Former NFL executive Joe Banner applauded the Cowboys for picking up Lance.

“It’s a great acquisition for virtually nothing,’’ said The 33rd Team co-founder. “They gave up a late-fourth-round pick, which historically has a less than 10 percent chance of producing a starter. For that, they’ve got a chance to take a look at a guy who’s got major-league attributes that so far haven’t translated into great performances."

“But two years in with very little playing time, it’s not that unusual. He’s unproven but with all of the ingredients that you would love to have to work with.’’

Banner said he was surprised that there weren’t more teams interested in Lance given the low price the Cowboys paid for him.

“I was stunned that there weren’t more teams interested,’’ he said. “Nobody else thought it was worth taking a flyer on this guy for a late-fourth-round pick? A guy with his raw talent? That was bizarre to me.’’

Gannon knows a little something about being a late bloomer. He was drafted by a team – the New England Patriots – who wanted to move him to defensive back. It was only after he threatened to go to law school rather than play for them that they agreed to trade him to a team that would give him a chance to play quarterback (the Minnesota Vikings).

His career didn’t really take off until his ninth year and third team – the Kansas City Chiefs. Guess who his quarterbacks coach was in KC? The same guy who is Trey Lance’s new head coach – Mike McCarthy.

“I think this could be the best thing that could have happened to Trey,’’ Gannon said. “Mike took the time to work with me on my footwork and work with me on protections and concepts. My accuracy, my anticipation, all of those things got better when I started working with Mike."

“I think what they’ll do with Trey is hit the reset button. They’ll just go back to the very beginning and train him. On how to take a snap from center. How to push off. How to do a three-step drop. All that stuff."

>>WATCH: 49ers Locker Room Reacts to Lance Trade

“Mike is one of my dear friends. If I were Trey Lance’s parents, I’d be thrilled. Because I think he’s going to a great place. I think he’s going to a great quarterback room. I think he’s going to a place where he’s going to get coached. (Offensive coordinator) Brian Schottenheimer and Mike speak the same language. This kid is going to be schooled. They’re going to rep him to death. He’s going to get trained the right way.’’

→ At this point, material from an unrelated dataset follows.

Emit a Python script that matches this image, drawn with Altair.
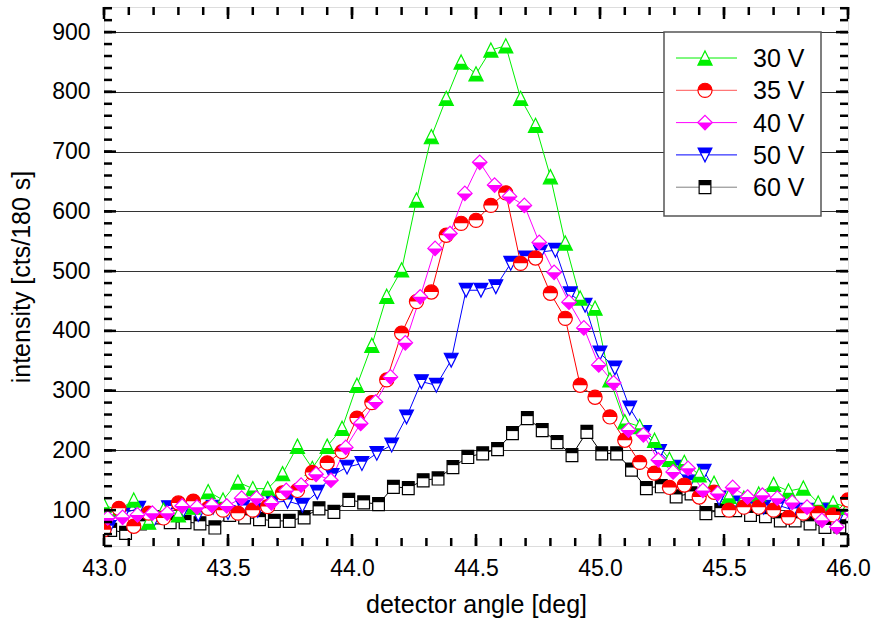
import altair as alt
import pandas as pd

# ---------------- data ----------------
angles = [round(43.0 + 0.06 * k, 3) for k in range(51)]

v30 = [108, 100, 117, 80, 100, 92, 105, 131, 117, 147, 136, 136, 161, 207, 170, 207, 237, 309, 376, 458,
       502, 619, 725, 789, 850, 830, 870, 877, 789, 744, 658, 547, 455, 438, 318, 248, 240, 217, 185, 180,
       159, 145, 123, 120, 127, 143, 132, 137, 112, 112, 105]
v35 = [67, 103, 73, 95, 87, 112, 115, 103, 100, 95, 100, 106, 129, 133, 163, 179, 198, 254, 280, 318,
       396, 449, 465, 560, 580, 585, 610, 631, 513, 522, 463, 421, 309, 289, 256, 217, 180, 162, 138, 142,
       122, 130, 100, 105, 105, 100, 88, 95, 95, 92, 117]
v40 = [87, 88, 92, 95, 95, 107, 105, 108, 107, 120, 120, 112, 133, 142, 160, 150, 205, 245, 281, 323,
       380, 457, 538, 563, 630, 682, 644, 625, 610, 548, 498, 448, 405, 343, 313, 234, 226, 184, 164, 170,
       133, 128, 138, 122, 125, 120, 113, 105, 83, 72, 95]
v50 = [71, 95, 103, 83, 104, 100, 93, 105, 96, 105, 100, 113, 115, 108, 130, 158, 172, 178, 195, 209,
       256, 315, 309, 351, 468, 468, 474, 513, 522, 532, 535, 462, 443, 363, 338, 271, 230, 198, 172, 147,
       165, 120, 112, 108, 105, 108, 100, 100, 100, 88, 108]
v60 = [67, 62, 78, 88, 80, 80, 78, 71, 92, 88, 85, 82, 82, 88, 103, 97, 117, 113, 110, 139,
       137, 150, 153, 172, 189, 195, 202, 229, 254, 234, 214, 192, 231, 195, 195, 168, 137, 140, 123, 128,
       95, 100, 100, 92, 90, 83, 83, 78, 72, 73]

series_labels = ["30 V", "35 V", "40 V", "50 V", "60 V"]
series_values = [v30, v35, v40, v50, v60]
series_colors = ["#00f000", "#ff0000", "#ff00ff", "#0000ff", "#000000"]
series_xshift = [0.0, 0.0, 0.015, 0.02, 0.027]

x_labels = [43.0, 43.5, 44.0, 44.5, 45.0, 45.5, 46.0]
y_labels = [100, 200, 300, 400, 500, 600, 700, 800, 900]

# marker shapes (outline, half-fill) in unit coordinates
shapes = {
    "30 V": ("M0,-1L1,1L-1,1Z", "M-0.62,0.25L0.62,0.25L1,1L-1,1Z"),
    "35 V": ("M-1,0A1,1,0,1,1,1,0A1,1,0,1,1,-1,0Z", "M-1,0A1,1,0,0,1,1,0Z"),
    "40 V": ("M0,-1L1,0L0,1L-1,0Z", "M-1,0L1,0L0,1Z"),
    "50 V": ("M-1,-1L1,-1L0,1Z", "M-1,-1L1,-1L0.62,-0.25L-0.62,-0.25Z"),
    "60 V": ("M-0.9,-1L0.9,-1L0.9,1L-0.9,1Z", "M-0.9,-1L0.9,-1L0.9,-0.3L-0.9,-0.3Z"),
}
sizes = {"30 V": 200, "35 V": 200, "40 V": 210, "50 V": 190, "60 V": 170}

rows = []
for lab, vals, dx in zip(series_labels, series_values, series_xshift):
    for k, v in enumerate(vals):
        rows.append({"series": lab, "x": round(angles[k] + dx, 4), "y": v})
df = pd.DataFrame(rows)

W, H = 744, 539
x_scale = alt.Scale(domain=[43.0, 46.0], nice=False, zero=False)
y_scale = alt.Scale(domain=[40, 942], nice=False, zero=False)
FONT = "Liberation Sans"

x_axis = alt.Axis(values=x_labels, format=".1f", title="detector angle [deg]", grid=False, ticks=False,
                  domain=False, labelFontSize=23, labelPadding=11, labelFlush=False, labelColor="black",
                  titleFontSize=25, titleFontWeight="normal", titlePadding=12, titleColor="black",
                  labelFont=FONT, titleFont=FONT)
y_axis = alt.Axis(values=y_labels, title="intensity [cts/180 s]", grid=True, gridColor="#333333",
                  gridWidth=1, ticks=False, domain=False, labelFontSize=23, labelPadding=14,
                  labelFlush=False, labelColor="black", titleFontSize=25, titleFontWeight="normal",
                  titlePadding=17, titleColor="black", labelFont=FONT, titleFont=FONT)

layers = []
layers.append(
    alt.Chart(df).mark_line(strokeWidth=1, clip=True).encode(
        x=alt.X("x:Q", scale=x_scale, axis=x_axis),
        y=alt.Y("y:Q", scale=y_scale, axis=y_axis),
        color=alt.Color("series:N", scale=alt.Scale(domain=series_labels, range=series_colors), legend=None),
    )
)

draw_order = ["60 V", "50 V", "30 V", "35 V", "40 V"]
for lab in draw_order:
    i = series_labels.index(lab)
    col = series_colors[i]
    sub = df[df["series"] == lab]
    outline, half = shapes[lab]
    layers.append(
        alt.Chart(sub).mark_point(shape=outline, size=sizes[lab], filled=True, fill="white", stroke=col,
                                  strokeWidth=1.2, opacity=1, clip=True).encode(x="x:Q", y="y:Q")
    )
    layers.append(
        alt.Chart(sub).mark_point(shape=half, size=sizes[lab], filled=True, fill=col, strokeWidth=0,
                                  opacity=1, clip=True).encode(x="x:Q", y="y:Q")
    )

# inward ticks on all four sides
x_major = pd.DataFrame({"x": x_labels})
x_minor = pd.DataFrame({"x": [round(43.0 + 0.1 * k, 2) for k in range(31)]})
y_major = pd.DataFrame({"y": y_labels})
y_minor = pd.DataFrame({"y": [40 + 20 * k for k in range(46)]})

for d, ln in [(x_minor, 8), (x_major, 12)]:
    layers.append(alt.Chart(d).mark_rule(color="black", strokeWidth=2.5).encode(
        x="x:Q", y=alt.value(H), y2=alt.value(H - ln)))
    layers.append(alt.Chart(d).mark_rule(color="black", strokeWidth=2.5).encode(
        x="x:Q", y=alt.value(0), y2=alt.value(ln)))
for d, ln in [(y_minor, 8), (y_major, 12)]:
    layers.append(alt.Chart(d).mark_rule(color="black", strokeWidth=2.5).encode(
        y="y:Q", x=alt.value(0), x2=alt.value(ln)))
    layers.append(alt.Chart(d).mark_rule(color="black", strokeWidth=2.5).encode(
        y="y:Q", x=alt.value(W), x2=alt.value(W - ln)))

# legend
one = pd.DataFrame({"a": [0]})
layers.append(alt.Chart(one).mark_rect(fill="white", stroke="#555555", strokeWidth=1.5).encode(
    x=alt.value(560), x2=alt.value(717), y=alt.value(25), y2=alt.value(209)))
for i, lab in enumerate(series_labels):
    ypx = 51 + 32.3 * i
    col = series_colors[i]
    lcol = {"35 V": "#ff5555", "60 V": "#808080"}.get(lab, col)
    outline, half = shapes[lab]
    ld = pd.DataFrame({"label": [lab]})
    layers.append(alt.Chart(ld).mark_rule(color=lcol, strokeWidth=1).encode(
        x=alt.value(572), x2=alt.value(633), y=alt.value(ypx)))
    layers.append(alt.Chart(ld).mark_point(shape=outline, size=sizes[lab], filled=True, fill="white",
                                           stroke=col, strokeWidth=1.2, opacity=1).encode(
        x=alt.value(601), y=alt.value(ypx)))
    layers.append(alt.Chart(ld).mark_point(shape=half, size=sizes[lab], filled=True, fill=col,
                                           strokeWidth=0, opacity=1).encode(
        x=alt.value(601), y=alt.value(ypx)))
    layers.append(alt.Chart(ld).mark_text(align="left", baseline="middle", fontSize=25, font=FONT,
                                          color="black").encode(
        x=alt.value(649), y=alt.value(ypx + 1), text="label:N"))

chart = alt.layer(*layers).properties(
    width=W, height=H,
    padding={"left": 104, "top": 7, "right": 24, "bottom": 81},
    autosize=alt.AutoSizeParams(type="none"),
    background="white",
).configure_view(stroke="black", strokeWidth=3).configure(font=FONT)

chart.save("out.html", embed_options={"renderer": "svg", "actions": False})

McCarthy has coached some of the best quarterbacks in history – Joe Montana, Brett Favre, Aaron Rodgers, Gannon, Alex Smith and Prescott.

“He doesn’t get enough credit for what he’s done,’’ Gannon said. “He doesn’t get enough credit for the job he did developing Aaron. He’s really good at coaching that position.’’

How long McCarthy will have to coach up Lance remains to be seen. This is his fourth year as the Cowboys’ head coach. But the two playoff losses to the 49ers have put him on the hot seat. If Dallas doesn’t make a deep playoff run in 2023, McCarthy could find himself out of a job.